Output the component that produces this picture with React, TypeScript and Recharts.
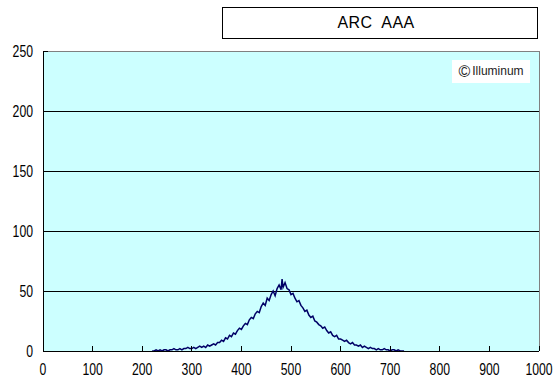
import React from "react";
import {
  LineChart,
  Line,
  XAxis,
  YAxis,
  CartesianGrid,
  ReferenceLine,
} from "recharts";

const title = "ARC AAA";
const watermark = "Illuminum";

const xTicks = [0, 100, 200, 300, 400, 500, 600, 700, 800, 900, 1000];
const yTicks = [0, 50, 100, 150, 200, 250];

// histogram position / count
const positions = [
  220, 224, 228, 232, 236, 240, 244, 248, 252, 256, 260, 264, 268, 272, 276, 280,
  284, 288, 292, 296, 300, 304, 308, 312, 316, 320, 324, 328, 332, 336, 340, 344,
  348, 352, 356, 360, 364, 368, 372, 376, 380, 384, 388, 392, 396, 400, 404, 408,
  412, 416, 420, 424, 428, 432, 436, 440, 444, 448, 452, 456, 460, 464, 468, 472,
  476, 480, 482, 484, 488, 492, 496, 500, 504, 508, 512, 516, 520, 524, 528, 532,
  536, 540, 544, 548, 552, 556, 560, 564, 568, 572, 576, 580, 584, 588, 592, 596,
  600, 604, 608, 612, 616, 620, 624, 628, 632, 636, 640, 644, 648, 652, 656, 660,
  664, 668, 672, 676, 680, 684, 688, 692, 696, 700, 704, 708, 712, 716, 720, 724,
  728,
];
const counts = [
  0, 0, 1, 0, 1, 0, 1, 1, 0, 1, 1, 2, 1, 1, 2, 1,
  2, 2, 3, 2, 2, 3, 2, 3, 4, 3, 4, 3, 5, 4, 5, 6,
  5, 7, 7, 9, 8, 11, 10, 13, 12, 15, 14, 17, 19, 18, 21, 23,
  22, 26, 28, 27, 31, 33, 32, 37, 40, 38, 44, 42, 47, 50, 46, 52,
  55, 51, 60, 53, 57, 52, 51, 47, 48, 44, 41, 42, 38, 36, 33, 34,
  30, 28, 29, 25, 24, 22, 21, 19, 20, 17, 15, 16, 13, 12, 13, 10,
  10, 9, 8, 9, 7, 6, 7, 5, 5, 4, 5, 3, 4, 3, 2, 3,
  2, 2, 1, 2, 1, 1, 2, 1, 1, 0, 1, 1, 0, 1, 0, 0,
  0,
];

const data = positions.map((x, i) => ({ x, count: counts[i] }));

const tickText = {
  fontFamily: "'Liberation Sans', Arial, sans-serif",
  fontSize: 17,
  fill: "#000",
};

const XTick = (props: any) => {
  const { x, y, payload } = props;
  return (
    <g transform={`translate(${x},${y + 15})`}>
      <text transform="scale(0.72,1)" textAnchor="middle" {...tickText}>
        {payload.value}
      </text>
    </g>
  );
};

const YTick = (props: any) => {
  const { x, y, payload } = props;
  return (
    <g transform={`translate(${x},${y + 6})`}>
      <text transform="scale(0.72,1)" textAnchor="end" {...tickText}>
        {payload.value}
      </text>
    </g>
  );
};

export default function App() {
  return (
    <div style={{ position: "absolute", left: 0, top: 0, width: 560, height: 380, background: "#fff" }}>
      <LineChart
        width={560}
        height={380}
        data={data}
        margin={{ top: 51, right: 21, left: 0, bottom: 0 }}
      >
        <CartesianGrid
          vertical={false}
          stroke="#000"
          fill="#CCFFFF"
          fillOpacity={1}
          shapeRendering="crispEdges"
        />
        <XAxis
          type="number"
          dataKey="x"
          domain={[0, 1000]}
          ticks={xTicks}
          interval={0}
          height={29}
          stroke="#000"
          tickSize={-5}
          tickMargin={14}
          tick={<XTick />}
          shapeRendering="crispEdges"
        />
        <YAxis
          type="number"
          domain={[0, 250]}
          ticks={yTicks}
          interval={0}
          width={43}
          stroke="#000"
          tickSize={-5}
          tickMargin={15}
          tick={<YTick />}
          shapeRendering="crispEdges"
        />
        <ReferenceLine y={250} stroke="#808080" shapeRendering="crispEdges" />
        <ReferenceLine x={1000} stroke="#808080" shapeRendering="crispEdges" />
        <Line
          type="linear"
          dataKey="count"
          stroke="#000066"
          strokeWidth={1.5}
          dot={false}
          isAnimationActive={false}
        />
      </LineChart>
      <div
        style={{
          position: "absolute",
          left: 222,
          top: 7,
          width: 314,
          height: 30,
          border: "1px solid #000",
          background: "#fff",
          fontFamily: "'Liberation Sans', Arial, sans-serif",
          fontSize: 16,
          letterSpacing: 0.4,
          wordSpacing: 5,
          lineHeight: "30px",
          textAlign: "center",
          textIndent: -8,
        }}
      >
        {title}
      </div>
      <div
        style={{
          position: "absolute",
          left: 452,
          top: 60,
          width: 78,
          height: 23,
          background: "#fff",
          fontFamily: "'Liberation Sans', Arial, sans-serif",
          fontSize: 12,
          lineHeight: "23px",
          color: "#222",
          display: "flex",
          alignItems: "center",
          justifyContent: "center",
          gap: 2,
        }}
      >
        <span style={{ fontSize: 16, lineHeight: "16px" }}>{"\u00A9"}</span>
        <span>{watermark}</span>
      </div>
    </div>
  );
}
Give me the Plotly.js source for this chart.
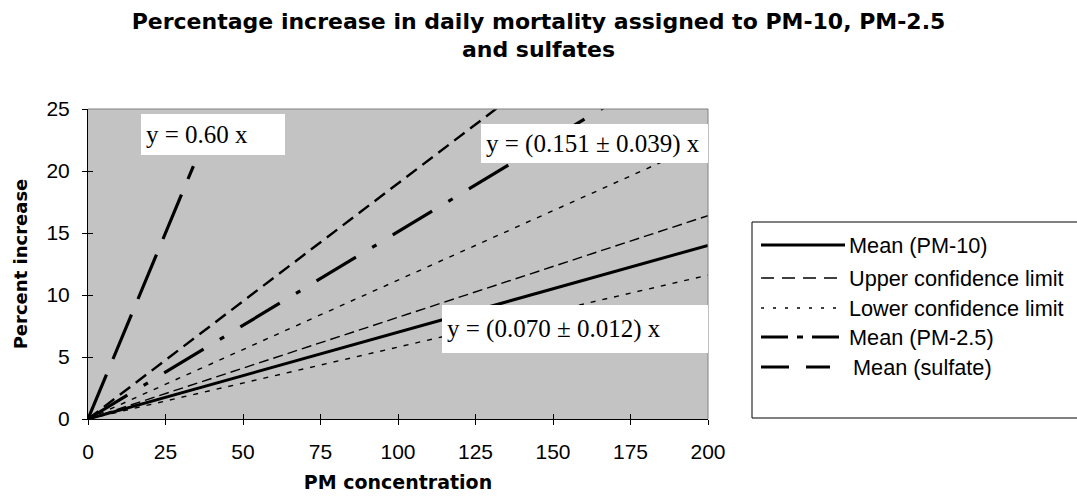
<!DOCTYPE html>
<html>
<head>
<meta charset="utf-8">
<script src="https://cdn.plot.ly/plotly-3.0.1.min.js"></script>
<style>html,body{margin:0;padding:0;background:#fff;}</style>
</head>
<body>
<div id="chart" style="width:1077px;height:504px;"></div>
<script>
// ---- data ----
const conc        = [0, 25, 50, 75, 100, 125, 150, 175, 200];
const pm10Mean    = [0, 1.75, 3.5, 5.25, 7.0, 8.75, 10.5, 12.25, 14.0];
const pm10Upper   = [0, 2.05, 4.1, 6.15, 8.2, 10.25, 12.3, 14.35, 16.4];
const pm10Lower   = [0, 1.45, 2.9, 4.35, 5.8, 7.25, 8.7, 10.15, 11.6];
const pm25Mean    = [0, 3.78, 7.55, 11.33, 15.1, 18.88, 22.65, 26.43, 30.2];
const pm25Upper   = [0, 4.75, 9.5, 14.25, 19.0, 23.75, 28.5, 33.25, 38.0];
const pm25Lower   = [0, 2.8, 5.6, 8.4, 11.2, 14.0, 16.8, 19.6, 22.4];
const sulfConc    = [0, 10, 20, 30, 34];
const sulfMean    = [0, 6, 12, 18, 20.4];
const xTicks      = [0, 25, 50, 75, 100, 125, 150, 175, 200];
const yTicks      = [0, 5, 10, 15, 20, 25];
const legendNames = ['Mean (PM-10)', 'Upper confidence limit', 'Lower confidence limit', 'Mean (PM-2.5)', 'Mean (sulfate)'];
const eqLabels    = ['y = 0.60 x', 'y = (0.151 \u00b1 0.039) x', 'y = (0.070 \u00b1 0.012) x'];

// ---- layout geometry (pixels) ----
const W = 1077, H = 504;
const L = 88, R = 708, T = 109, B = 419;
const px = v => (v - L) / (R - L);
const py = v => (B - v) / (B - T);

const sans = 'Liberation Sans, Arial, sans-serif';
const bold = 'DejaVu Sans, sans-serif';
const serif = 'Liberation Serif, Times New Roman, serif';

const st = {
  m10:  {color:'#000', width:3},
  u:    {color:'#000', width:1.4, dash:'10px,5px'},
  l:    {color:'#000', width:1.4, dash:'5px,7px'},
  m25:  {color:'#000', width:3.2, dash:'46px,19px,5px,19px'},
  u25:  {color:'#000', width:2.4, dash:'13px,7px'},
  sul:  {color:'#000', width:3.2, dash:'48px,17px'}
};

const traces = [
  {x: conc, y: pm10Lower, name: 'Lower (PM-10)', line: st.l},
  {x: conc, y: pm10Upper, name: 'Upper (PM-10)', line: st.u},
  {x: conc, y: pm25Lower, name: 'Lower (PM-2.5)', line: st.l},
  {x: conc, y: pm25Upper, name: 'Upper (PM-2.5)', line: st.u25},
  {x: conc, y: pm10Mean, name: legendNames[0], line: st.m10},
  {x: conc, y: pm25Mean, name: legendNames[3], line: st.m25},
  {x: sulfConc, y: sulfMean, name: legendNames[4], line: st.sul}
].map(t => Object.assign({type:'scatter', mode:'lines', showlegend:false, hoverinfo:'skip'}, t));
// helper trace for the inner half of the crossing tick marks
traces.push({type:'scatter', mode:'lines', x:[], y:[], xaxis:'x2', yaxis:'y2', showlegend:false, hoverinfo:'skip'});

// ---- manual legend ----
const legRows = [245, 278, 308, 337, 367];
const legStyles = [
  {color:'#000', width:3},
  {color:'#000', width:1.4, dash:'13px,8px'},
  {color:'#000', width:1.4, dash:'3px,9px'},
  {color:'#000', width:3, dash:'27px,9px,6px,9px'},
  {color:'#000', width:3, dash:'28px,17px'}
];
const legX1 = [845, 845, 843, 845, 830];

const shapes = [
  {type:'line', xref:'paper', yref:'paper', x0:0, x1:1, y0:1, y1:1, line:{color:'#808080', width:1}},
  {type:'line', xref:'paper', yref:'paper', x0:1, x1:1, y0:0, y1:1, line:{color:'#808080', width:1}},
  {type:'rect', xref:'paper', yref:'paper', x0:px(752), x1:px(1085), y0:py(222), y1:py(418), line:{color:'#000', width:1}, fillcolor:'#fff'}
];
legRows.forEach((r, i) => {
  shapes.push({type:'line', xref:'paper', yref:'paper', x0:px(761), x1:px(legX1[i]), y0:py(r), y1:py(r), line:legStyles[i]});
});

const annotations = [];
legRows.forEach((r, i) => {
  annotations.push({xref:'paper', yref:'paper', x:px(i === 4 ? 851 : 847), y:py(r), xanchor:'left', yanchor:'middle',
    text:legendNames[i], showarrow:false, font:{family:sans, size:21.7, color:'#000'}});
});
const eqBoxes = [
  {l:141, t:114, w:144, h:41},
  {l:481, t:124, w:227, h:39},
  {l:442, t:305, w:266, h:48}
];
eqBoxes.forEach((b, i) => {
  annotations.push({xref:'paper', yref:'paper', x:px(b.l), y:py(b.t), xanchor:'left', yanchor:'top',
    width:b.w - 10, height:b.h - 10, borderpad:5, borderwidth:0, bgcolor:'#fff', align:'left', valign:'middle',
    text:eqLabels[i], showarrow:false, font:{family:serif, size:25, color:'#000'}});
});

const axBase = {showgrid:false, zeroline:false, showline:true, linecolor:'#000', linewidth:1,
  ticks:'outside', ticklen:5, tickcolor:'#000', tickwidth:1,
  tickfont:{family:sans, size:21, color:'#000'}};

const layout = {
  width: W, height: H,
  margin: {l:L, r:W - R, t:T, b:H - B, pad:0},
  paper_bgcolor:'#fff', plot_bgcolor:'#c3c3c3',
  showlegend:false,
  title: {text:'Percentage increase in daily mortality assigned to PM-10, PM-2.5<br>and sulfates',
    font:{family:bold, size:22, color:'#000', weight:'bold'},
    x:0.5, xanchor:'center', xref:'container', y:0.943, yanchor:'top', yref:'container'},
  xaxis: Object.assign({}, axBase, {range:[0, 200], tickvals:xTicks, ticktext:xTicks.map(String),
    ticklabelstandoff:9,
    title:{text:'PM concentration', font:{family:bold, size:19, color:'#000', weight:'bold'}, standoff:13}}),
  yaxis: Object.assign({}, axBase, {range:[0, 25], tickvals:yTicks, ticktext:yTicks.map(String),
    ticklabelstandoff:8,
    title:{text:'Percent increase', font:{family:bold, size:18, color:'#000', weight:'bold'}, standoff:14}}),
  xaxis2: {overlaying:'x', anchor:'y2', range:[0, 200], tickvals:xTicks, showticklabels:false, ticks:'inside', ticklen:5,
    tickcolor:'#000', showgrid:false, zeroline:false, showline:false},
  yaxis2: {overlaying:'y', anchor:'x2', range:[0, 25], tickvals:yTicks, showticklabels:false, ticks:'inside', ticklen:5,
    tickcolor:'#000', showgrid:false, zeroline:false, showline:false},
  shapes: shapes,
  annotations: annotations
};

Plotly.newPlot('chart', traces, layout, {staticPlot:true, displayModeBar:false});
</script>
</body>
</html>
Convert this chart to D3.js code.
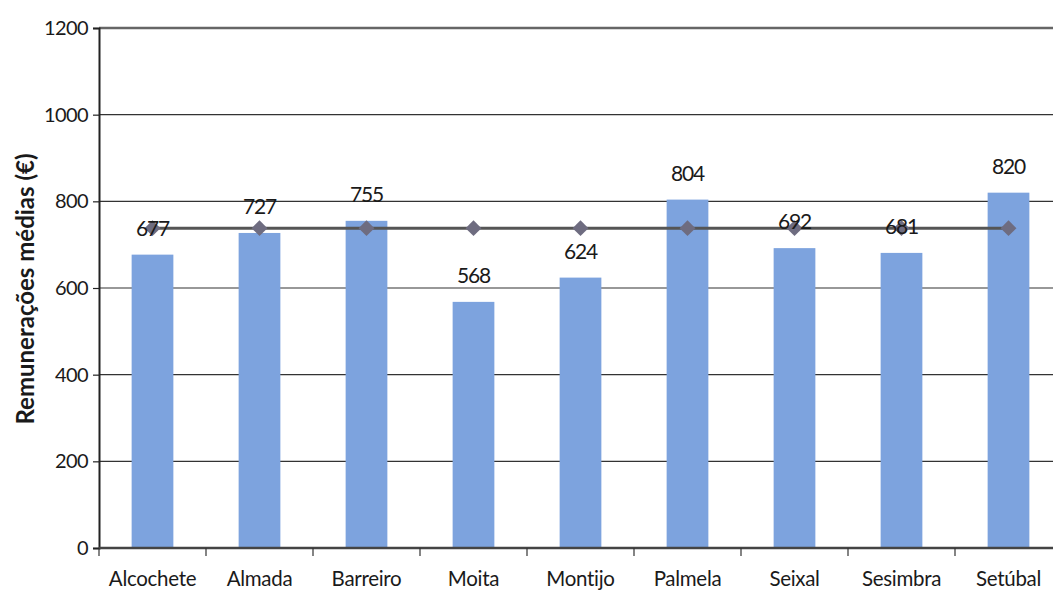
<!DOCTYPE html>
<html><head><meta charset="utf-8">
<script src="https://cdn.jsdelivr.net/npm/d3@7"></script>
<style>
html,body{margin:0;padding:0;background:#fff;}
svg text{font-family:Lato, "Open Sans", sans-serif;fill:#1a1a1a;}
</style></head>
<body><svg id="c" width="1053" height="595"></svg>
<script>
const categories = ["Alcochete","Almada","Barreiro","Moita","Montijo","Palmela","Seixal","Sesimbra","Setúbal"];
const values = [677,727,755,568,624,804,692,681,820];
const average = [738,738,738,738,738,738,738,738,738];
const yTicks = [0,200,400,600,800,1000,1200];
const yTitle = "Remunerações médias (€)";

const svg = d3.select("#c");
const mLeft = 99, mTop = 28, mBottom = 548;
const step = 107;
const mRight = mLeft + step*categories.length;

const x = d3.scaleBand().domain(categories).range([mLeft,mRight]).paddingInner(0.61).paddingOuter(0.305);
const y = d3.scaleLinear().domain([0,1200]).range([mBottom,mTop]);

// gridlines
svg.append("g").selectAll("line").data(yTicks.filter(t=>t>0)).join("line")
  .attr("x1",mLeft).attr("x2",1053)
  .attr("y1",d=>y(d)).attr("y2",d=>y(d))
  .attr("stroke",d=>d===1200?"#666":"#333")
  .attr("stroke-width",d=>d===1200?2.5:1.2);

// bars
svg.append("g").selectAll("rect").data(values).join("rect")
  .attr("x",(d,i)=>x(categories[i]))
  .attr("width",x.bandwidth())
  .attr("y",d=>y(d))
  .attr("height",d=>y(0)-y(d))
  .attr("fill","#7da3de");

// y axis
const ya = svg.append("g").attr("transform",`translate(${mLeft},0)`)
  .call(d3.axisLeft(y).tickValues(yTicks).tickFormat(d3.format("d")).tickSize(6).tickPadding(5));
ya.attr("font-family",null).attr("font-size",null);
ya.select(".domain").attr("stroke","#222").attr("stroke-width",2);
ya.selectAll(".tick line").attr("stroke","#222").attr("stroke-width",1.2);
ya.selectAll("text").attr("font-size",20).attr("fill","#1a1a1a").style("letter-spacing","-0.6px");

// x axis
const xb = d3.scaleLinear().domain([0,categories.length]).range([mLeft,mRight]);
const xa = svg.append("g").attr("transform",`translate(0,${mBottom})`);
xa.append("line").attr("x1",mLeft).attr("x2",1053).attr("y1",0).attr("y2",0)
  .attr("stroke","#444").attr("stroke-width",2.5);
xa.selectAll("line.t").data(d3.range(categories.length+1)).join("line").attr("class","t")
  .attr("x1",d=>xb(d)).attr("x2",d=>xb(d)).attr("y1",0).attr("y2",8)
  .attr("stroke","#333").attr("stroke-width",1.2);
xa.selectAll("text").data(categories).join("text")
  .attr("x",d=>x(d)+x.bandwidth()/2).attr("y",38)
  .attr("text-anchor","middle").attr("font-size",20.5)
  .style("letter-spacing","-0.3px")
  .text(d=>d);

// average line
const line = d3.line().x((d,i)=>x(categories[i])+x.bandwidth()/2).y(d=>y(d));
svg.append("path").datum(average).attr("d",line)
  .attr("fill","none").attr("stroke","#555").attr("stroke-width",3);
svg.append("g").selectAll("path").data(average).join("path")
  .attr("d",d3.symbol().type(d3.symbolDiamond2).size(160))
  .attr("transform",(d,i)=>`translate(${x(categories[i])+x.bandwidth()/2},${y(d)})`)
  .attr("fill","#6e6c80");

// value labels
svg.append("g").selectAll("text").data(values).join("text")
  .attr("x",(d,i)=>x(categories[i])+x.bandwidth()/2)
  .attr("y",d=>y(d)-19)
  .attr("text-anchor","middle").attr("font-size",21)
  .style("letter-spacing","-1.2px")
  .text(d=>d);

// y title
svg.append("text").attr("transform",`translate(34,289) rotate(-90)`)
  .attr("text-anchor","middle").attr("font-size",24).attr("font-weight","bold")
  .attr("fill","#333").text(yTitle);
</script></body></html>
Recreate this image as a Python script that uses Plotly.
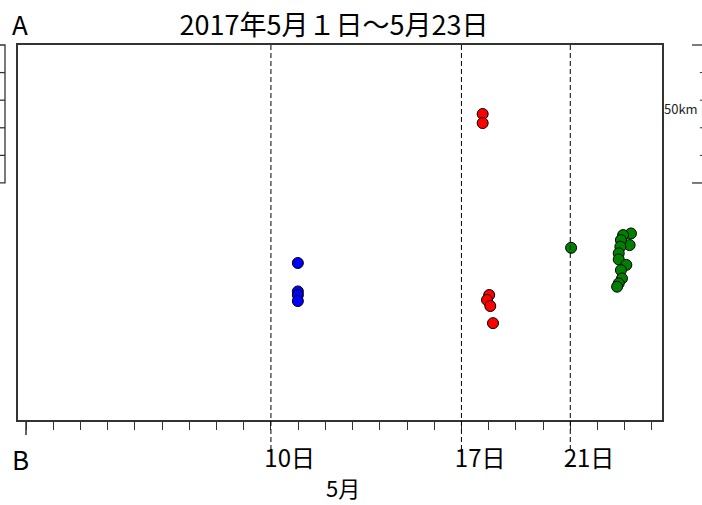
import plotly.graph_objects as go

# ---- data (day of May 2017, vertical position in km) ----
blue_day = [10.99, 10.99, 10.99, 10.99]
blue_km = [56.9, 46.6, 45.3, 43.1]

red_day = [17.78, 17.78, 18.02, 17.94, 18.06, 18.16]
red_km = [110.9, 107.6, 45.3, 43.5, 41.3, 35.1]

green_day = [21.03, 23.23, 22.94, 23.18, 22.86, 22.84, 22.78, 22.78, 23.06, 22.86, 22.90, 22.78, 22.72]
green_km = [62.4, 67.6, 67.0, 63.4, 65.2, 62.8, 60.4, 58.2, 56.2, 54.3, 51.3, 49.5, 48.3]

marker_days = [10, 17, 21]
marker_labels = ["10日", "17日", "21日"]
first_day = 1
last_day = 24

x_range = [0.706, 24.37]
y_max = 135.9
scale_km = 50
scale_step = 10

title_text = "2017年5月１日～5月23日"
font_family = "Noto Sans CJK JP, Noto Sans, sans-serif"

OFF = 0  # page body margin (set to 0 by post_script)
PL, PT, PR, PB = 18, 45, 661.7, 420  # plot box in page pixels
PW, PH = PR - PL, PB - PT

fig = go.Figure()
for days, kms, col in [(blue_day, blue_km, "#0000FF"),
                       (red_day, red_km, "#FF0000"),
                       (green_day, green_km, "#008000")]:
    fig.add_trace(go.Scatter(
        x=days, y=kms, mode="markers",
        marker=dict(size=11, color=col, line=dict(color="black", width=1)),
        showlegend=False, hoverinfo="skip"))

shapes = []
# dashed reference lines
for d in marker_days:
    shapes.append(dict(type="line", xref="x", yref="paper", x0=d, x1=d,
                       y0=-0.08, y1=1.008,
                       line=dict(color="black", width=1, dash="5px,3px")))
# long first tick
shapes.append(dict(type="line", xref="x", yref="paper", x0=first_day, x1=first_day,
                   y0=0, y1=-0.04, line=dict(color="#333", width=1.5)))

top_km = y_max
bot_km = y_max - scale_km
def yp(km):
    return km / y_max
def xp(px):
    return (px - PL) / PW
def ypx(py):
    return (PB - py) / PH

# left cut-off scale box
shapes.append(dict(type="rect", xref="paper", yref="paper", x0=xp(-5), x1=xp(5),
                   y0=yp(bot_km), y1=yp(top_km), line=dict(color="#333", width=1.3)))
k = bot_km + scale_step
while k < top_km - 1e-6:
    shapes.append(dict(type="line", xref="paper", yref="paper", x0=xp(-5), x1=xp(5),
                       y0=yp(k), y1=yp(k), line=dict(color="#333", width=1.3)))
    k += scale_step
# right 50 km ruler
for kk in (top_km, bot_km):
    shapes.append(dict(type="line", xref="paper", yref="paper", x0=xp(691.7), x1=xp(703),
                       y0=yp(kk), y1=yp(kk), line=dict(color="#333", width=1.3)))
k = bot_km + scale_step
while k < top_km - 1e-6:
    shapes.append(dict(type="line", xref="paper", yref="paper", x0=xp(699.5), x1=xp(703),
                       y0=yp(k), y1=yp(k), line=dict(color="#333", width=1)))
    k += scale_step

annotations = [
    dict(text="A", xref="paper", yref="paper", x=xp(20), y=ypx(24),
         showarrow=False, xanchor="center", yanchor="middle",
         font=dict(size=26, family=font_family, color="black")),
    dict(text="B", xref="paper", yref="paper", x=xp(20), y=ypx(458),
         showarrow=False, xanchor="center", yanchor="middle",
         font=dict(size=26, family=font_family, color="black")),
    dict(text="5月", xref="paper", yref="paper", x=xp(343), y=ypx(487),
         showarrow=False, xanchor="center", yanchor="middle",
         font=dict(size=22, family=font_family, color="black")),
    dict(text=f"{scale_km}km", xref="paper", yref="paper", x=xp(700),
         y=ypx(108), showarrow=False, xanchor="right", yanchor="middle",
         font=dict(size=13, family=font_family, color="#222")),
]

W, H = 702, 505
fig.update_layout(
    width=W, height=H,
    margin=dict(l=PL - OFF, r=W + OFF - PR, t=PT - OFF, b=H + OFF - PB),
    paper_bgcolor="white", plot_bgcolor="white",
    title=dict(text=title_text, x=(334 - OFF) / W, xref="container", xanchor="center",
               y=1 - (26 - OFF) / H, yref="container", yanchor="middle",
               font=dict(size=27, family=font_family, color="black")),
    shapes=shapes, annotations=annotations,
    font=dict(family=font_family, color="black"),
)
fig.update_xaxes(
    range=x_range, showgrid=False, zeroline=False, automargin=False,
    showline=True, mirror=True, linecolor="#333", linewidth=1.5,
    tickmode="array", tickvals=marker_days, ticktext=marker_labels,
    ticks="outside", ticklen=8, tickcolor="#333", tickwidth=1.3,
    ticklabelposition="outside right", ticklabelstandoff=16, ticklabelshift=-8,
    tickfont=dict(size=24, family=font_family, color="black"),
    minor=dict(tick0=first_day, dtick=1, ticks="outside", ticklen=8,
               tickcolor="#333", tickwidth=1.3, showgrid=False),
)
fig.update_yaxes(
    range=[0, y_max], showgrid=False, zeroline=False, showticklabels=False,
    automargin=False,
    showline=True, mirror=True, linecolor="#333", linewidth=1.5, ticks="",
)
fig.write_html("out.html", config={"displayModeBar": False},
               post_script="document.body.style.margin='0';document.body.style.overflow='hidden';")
◇ ◇ ◇
# Exercise instructions:
Extract the lines exactly, please: the first line of the listing, the line with "const yTicks = [0, 50, 100, 150, 200, 250];", and every line between them, but no pictures.

# Exercise answer:
Output the component that produces this picture with React, TypeScript and Recharts.
import React from "react";
import {
  LineChart,
  Line,
  XAxis,
  YAxis,
  CartesianGrid,
  ReferenceLine,
} from "recharts";

const title = "ARC AAA";
const watermark = "Illuminum";

const xTicks = [0, 100, 200, 300, 400, 500, 600, 700, 800, 900, 1000];
const yTicks = [0, 50, 100, 150, 200, 250];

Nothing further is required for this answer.